Mr. Bush has said he is encouraged by recent job creation, but his advisers backed away from a projection in a recent White House report that 2.6 million jobs would be created this year. At February's pace of 21,000 jobs a month, it would take more than ten years to create 2.6 million jobs.

"There's more to do," Mr. Bush said last week.

The Plans
The president's philosophy, which he laid out last week, is that "the role of government is not to manage the economy, the role of government is to create an environment in which entrepreneurs are willing to create risk and create new jobs."

That's a standard "supply-side" argument: Make it easier for business people to make money and they will invest, create jobs and generate growth.

The president's economic plan reflects that outlook. It calls for streamlining federal regulations, reducing health care and energy costs, promoting exports via free trade deals and discouraging "damaging junk lawsuits." The heart of the plan is extending tax cuts or credits that were passed in 2001 and 2003, but are due to be phased out in coming years. Some of those taxes, like the estate tax, mainly effect rich people.

Kerry, the president's likely Democratic opponent, embraces a somewhat more "demand-side" approach, in which workers spend more money so businesses will hire folks to make more products for people to buy.

Kerry wants to extend the Bush tax cuts for middle-class families and create new tax credits for health care and college tuition. He says he would offer a tax break to manufacturers who create American jobs and to industries that upgrade, and enforce trade laws to protect U.S. workers. Kerry also proposes a short-term, $50 billion fund to offset state government budget cuts.

What Works?
Economists have long been divided over whether demand-side or supply-side policies — if either — work. Some feel only monetary policy, which the Federal Reserve conducts by changing the interest rate, is really effective. Others think both fiscal policy and monetary policy are useless, and that the economy basically fixes itself.
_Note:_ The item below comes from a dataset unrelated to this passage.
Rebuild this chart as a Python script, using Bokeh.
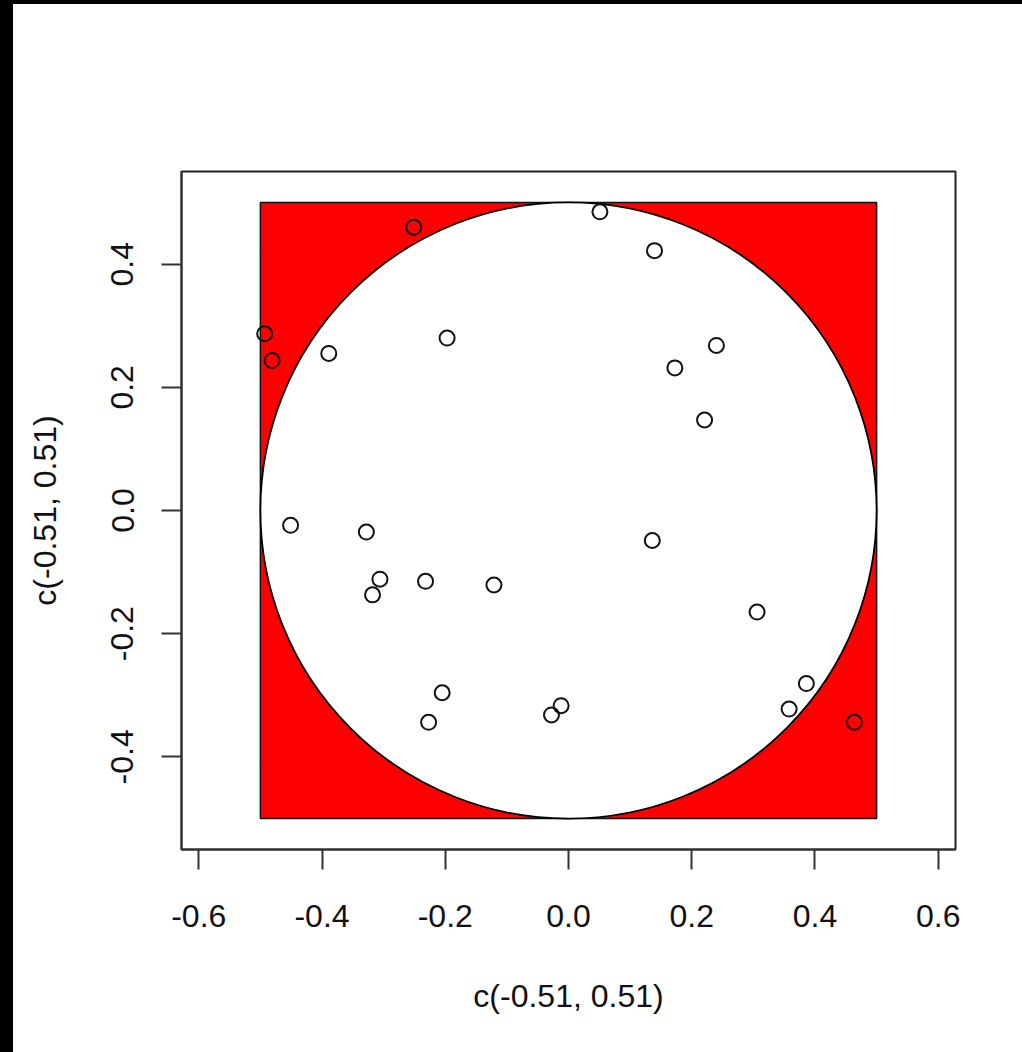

That means there's disagreement over whether, when the jobs numbers come in between now and November, Mr. Bush will deserve credit, blame or neither.

All sides agree, however, that whether tax cuts for investors, government spending, lower interests rates or the economy's own internal power is responsible for generating jobs, the changes take time.

And timing might be the key.

Eventually, inevitably, the economy will generate new jobs. If voters conclude that federal policy does affect job creation, whether or not Mr. Bush joins the unemployed could depend on just when those new jobs decide to punch in.